▶ _Raw data_:

- - - -

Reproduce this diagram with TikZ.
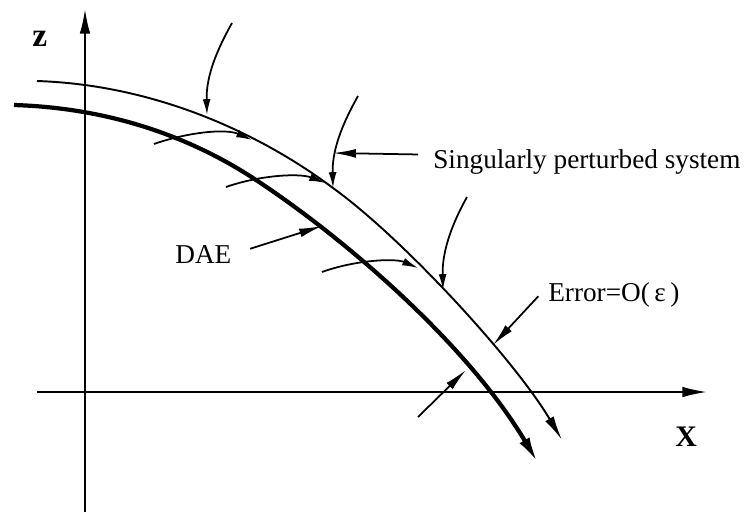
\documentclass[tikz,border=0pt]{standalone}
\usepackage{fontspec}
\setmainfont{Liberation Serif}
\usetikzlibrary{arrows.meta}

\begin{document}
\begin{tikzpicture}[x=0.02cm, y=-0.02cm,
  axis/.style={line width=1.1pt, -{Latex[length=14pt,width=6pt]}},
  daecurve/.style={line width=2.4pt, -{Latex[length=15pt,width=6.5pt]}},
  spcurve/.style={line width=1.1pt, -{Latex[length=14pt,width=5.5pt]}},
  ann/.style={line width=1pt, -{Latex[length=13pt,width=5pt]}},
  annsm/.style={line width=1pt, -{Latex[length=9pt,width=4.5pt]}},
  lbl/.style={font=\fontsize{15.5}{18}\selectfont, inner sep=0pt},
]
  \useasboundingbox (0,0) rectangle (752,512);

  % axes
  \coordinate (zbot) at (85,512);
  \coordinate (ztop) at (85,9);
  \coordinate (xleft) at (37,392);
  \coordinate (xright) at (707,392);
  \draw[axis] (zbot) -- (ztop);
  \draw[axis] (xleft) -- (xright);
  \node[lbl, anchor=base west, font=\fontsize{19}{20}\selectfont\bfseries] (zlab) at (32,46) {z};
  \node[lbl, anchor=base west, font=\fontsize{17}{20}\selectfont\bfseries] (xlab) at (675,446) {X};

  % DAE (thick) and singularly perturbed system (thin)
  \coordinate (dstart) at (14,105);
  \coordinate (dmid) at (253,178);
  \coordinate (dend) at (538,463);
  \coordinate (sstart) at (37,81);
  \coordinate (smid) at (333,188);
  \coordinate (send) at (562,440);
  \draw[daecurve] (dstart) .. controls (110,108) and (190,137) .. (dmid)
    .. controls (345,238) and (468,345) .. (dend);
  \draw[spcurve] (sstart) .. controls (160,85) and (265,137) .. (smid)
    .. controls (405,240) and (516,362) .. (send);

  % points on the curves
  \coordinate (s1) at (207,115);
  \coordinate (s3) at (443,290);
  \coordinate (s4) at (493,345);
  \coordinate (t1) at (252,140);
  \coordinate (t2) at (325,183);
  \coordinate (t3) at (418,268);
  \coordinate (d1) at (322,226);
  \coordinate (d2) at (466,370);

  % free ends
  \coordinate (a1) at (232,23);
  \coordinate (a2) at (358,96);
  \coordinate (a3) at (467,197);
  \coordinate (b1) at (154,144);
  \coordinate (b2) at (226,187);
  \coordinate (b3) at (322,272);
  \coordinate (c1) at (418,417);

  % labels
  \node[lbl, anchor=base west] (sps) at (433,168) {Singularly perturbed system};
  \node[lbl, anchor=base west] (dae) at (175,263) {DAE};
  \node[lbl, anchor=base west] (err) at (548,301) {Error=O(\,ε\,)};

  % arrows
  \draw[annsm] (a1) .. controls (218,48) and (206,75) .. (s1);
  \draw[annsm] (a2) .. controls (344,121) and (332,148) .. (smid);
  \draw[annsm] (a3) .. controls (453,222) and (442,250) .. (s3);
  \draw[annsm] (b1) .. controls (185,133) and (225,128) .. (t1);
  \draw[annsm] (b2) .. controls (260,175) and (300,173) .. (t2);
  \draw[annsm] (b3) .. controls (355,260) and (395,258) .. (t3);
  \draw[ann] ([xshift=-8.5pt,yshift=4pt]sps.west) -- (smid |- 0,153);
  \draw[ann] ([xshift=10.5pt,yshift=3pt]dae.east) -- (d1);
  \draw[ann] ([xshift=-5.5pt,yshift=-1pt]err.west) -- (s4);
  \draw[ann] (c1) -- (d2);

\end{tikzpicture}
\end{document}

- - - -

▶ _Exercise details_: Reproduce exactly the run of lines that opens the listing and closes with the line holding "(516,362) .. (send);". Pictures are excluded.

▶ _Solution for this problem_:
Reproduce this diagram with TikZ.
\documentclass[tikz,border=0pt]{standalone}
\usepackage{fontspec}
\setmainfont{Liberation Serif}
\usetikzlibrary{arrows.meta}

\begin{document}
\begin{tikzpicture}[x=0.02cm, y=-0.02cm,
  axis/.style={line width=1.1pt, -{Latex[length=14pt,width=6pt]}},
  daecurve/.style={line width=2.4pt, -{Latex[length=15pt,width=6.5pt]}},
  spcurve/.style={line width=1.1pt, -{Latex[length=14pt,width=5.5pt]}},
  ann/.style={line width=1pt, -{Latex[length=13pt,width=5pt]}},
  annsm/.style={line width=1pt, -{Latex[length=9pt,width=4.5pt]}},
  lbl/.style={font=\fontsize{15.5}{18}\selectfont, inner sep=0pt},
]
  \useasboundingbox (0,0) rectangle (752,512);

  % axes
  \coordinate (zbot) at (85,512);
  \coordinate (ztop) at (85,9);
  \coordinate (xleft) at (37,392);
  \coordinate (xright) at (707,392);
  \draw[axis] (zbot) -- (ztop);
  \draw[axis] (xleft) -- (xright);
  \node[lbl, anchor=base west, font=\fontsize{19}{20}\selectfont\bfseries] (zlab) at (32,46) {z};
  \node[lbl, anchor=base west, font=\fontsize{17}{20}\selectfont\bfseries] (xlab) at (675,446) {X};

  % DAE (thick) and singularly perturbed system (thin)
  \coordinate (dstart) at (14,105);
  \coordinate (dmid) at (253,178);
  \coordinate (dend) at (538,463);
  \coordinate (sstart) at (37,81);
  \coordinate (smid) at (333,188);
  \coordinate (send) at (562,440);
  \draw[daecurve] (dstart) .. controls (110,108) and (190,137) .. (dmid)
    .. controls (345,238) and (468,345) .. (dend);
  \draw[spcurve] (sstart) .. controls (160,85) and (265,137) .. (smid)
    .. controls (405,240) and (516,362) .. (send);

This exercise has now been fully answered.